Third Eye. What happened might strain credulity even in the context of a Rosemary Rogers novel. Working only at night for more than a year, she rewrote one of her childhood tales 24 times, then mailed it to Avon. Today the author lives quietly in a small dramatic villa perched on a crag above the Pacific near Carmel. Her three oldest children are now away from home. "I'd like to live with a man," she admits, "but I find men in real life don't come up to my fantasies. I want culture, spirit and sex all rolled up together."

Rosemary sleeps all day. But "when the sun goes down, I come alive," she says. In late afternoon she slips into jeans and meditates. "I've done yoga for years. It got me through the worst times. I can activate the third eye now and feel the light above my head.
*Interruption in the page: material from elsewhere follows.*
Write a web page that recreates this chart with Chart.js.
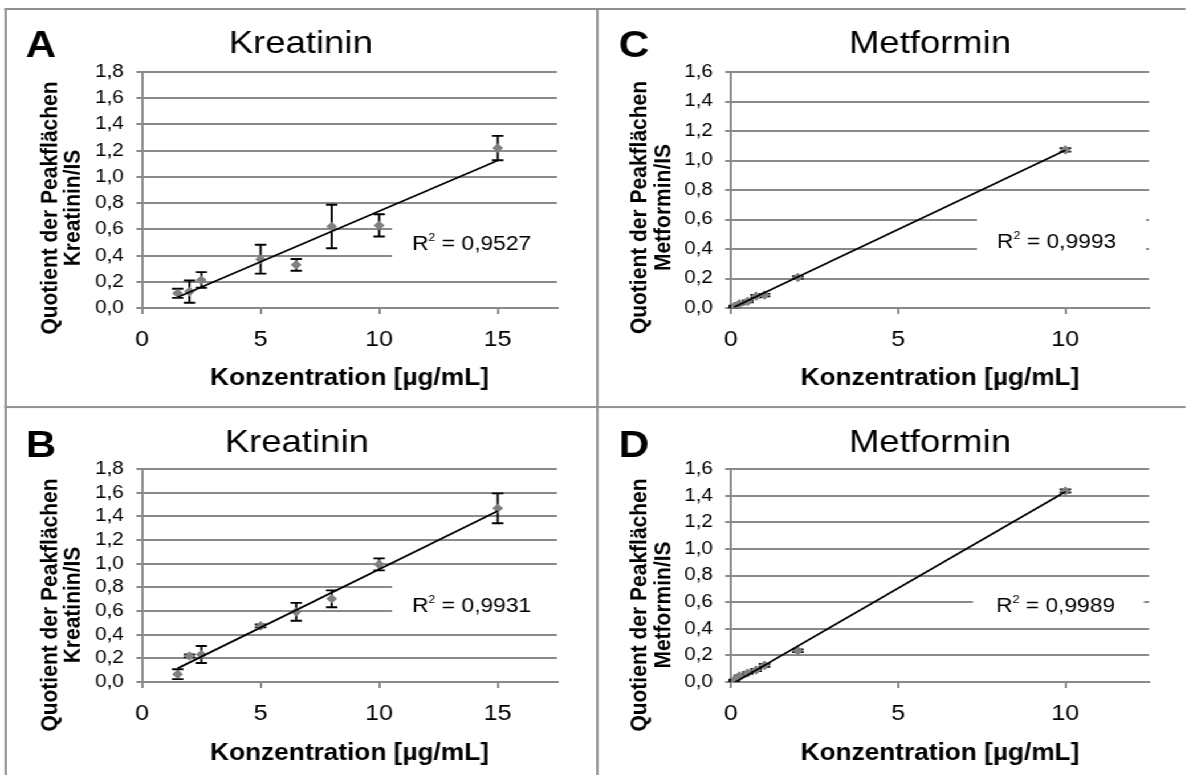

Meditation gives me the feeling of being part of the universe." At suppertime she sits down to breakfast, and about 8 p.m., with the roar of the sea and the light of the moon streaming through the windows, she flicks on the stereo system and plays mood music to arouse her fantasies --Mozart for a scene at court, flamenco for a seduction or a rape. When the fantasies are flowing, she begins to type at stuttering speed, scarcely stopping until eight in the morning.

"My books come to me in mind movies," she explains. "I see the action in Technicolor on a wide screen in my head, and I hear the characters speak every line of dialogue before I write it. All my heroes look like Clint Eastwood --I've had this absurd crush on him for years." Her heroines she imagines as Jacqueline Bisset or Olivia Newton-John. "I just write what comes to me. Sometimes I turn a passage in to Avon without rereading it. I'm just now learning to rewrite competently. But I could never do things to please critics or an intellectual coterie. I write to please ordinary people--I write the kinds of books I want to read. Sometimes I go back and read one of my own books, and you know, I really like them. Wow, I say, that's good!"